Comme je l'écrivais dans ce billet à mon retour de Bourges, j'ai beaucoup apprécié là-bas de pouvoir disposer de navette électrique gratuite. Ce mode de transport, adapté à des centres villes alambiqués comme ceux des villes anciennes, telle que Poitiers ou Bourges, je l'ai utilisé pour la première fois il y a 4 ou 5 ans à Bayonne.

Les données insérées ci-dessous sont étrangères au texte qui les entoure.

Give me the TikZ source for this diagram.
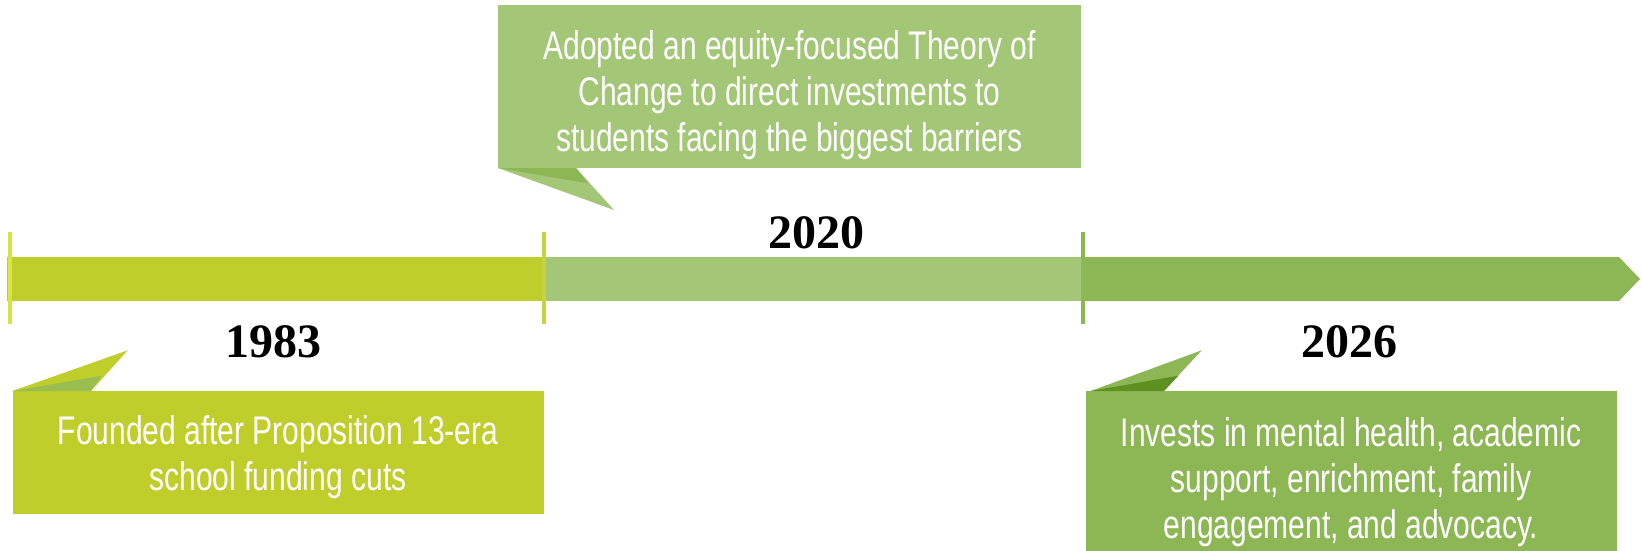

Je l'ai ensuite porté au projet de politique municipal construit avec Philippe Mahou (et Didier Longueville pour le thème des transports), et je reste convaincu que c'est une très bonne solution pour Poitiers, surtout quand je vois la quantité de gros bus, (avec 4 ou 5 personnes dedans), qui ont bien du mal à circuler sereinement dans un centre ville exiguë qui n'est pas adapté à leur encombrement.
Le principe ? Vous laissez votre voiture dans les nombreux petits parkings qui se trouvent à proximité immédiate du centre ville, la fréquence de passage (toute les 6 mn à Bayonne) fait que vous n'avez ni à attendre bien longtemps, ni à vous soucier des horaires de passage avant de prendre place dans un mini bus (une dizaine de place assises, autant debout) qui sillonne le cœur historique de la ville, c'est gratuit, silencieux, convivial...que du bonheur.
Quoi qu'il en soit, je souhaite bien du courage à nos élus et à nos "têtes pensantes" (j'en profite pour vous annoncer que nous recevons James Renaud au mardinoustoo du 5 mai), parce qu'ils vont devoir faire des choix compliqués.